Fond memories of Browns, and our Catskills summers

By Louise Hoffman Broach

Sunday, February 27, 2005 12:38 AM EST

Long before talk of blackjack and slots, New Yorkers looking to escape the sticky summers downstate sought refuge in hundreds of boarding houses, bungalow colonies and hotels - big and small - in the Catskills.
Like most New York City Jews, my family referred to the area as "the mountains." My mother knew Lillian Brown, owner of Brown's Hotel in Loch Sheldrake. Hers was one of the bigger resorts; it opened in 1944 and kept growing, appealing to young Jewish families. At one point, it had five pools and engulfed a smaller hotel that sat adjacent to it.

We spent part of every summer at Browns from the mid-1960s until the late 1970s, when I started college. The hotel closed in the mid-1980s and was reinvented as Grandview Palace, a condominium community, in the 1990s.

"Dirty Dancing, " the 1987 movie that was supposed to capture the essence of the Catskill resorts in their heyday, did not do justice to Browns.

For a child, day camp - swimming, sports, arts and crafts and theater (we did a vanilla version of "Hair" in 1969) - took up a lot of the time. My parents played cards, golfed, took to the shuffleboard courts and also engaged in lively discussions with lecturers the hotel would sponsor on topics from Zionism to retirement investing.
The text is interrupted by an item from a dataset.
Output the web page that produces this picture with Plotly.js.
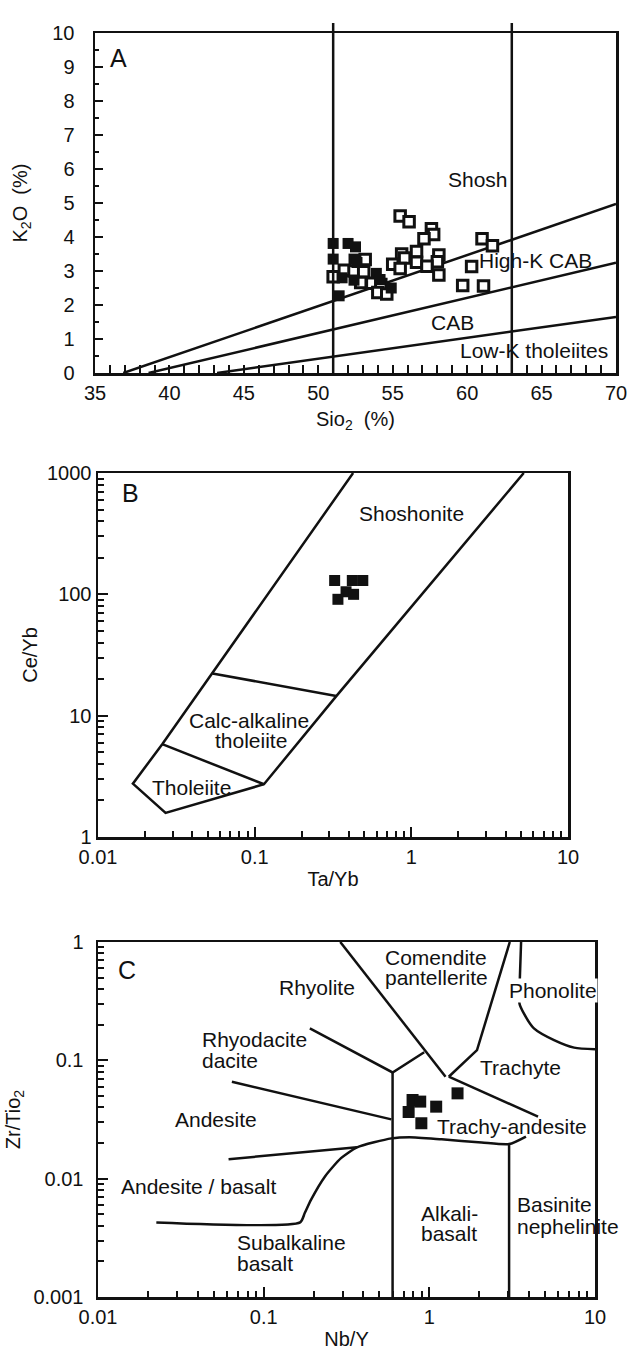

The nights were the best. There was always dancing after dinner, both at a teen club (rock 'n roll) and on the main stage (ballroom). Everybody got dressed up. I remember lots of silk, satin and sequins and bouffant hairdos, especially on Friday and Saturdays, when the elegant Jerry Lewis Theatre Club would feature some big-name acts.

I saw Carol Burnett, Steve Lawrence and Eydie Gorme, Don Rickles, Sammy Davis Jr., Red Buttons and even Jerry Lewis himself a number of times. He got his start at Browns, where he was a bellhop who was occasionally allowed a few minutes on stage for his stand-up act.

And from the time I was about 8, I've been in love with Tony Bennett. I was in the hotel lobby when Tony went by, patted me on the head and called me darling. It was common to see the celebrities mingling with guests, sitting at the bar or coffee shop, or relaxing by the huge kidney-shaped outdoor pool on orange-cushioned white wooden chaise lounges.

The Browns had its share of famous athletes. In the dining room, I remember meeting Mets pitcher Tom Seaver and Ed Kranepool, who played first base. I'm pretty sure it was in 1969, the year the Mets won the World Series.

My grandmother, who had been coming to the mountains since the 30s when there were many more smaller, family-owned hotels, loved the veranda near Brown's main entrance. She would sit and watch people checking in and converse, in Yiddish, with other old ladies up from the Bronx, or Brooklyn.

But for her, by the middle 1970s, the mountain culture had already taken a downward turn. It began dying out in earnest a few years later, as vacations to Disneyland, Europe and Miami became popular. Small hotels closed and big ones, like Browns, struggled.

It was about that time that round button-type signs that read "casinos mean jobs" started appearing on hotel billboards on Route 17.

Back then, the idea was that each large hotel would have its own small casino, turning the area into a miniature Las Vegas or Atlantic City. The casinos would keep the Borsht Belt viable, giving city people a reason to keep coming to the resorts.

There was no mention of Native American partnerships, land claims, settlement agreements and millions of dollars in municipal casino fees.

Those things weren't even part of the vocabulary at the time.

The thought of the state trading away the culture of the mountains to end Indian tribes' claim to land in other areas, to Lillian Brown, would have been abhorrent as non-kosher food in the dining room.

I used to be sad that Browns Hotel had morphed into condos. But given what happened to most of the big resorts - Grossingers demolished, the Concord closed, Shenks and the Pines in ruins - Browns fared better than most. Although it looks slightly different, at least it's still there.

To a great degree, the company that bought the hotel understood its cultural and historical significance and successfully incorporated much of its old grandeur into its new life. The tree-lined semicircular drive I remember filled with fancy cars, luggage and bellhops is still there, as is the hotel's elegant porte cochere.

And, most important, Grandview Palace has done justice to Browns and found a way to exist without being dependent on casino gaming and the politics of everything connected to it.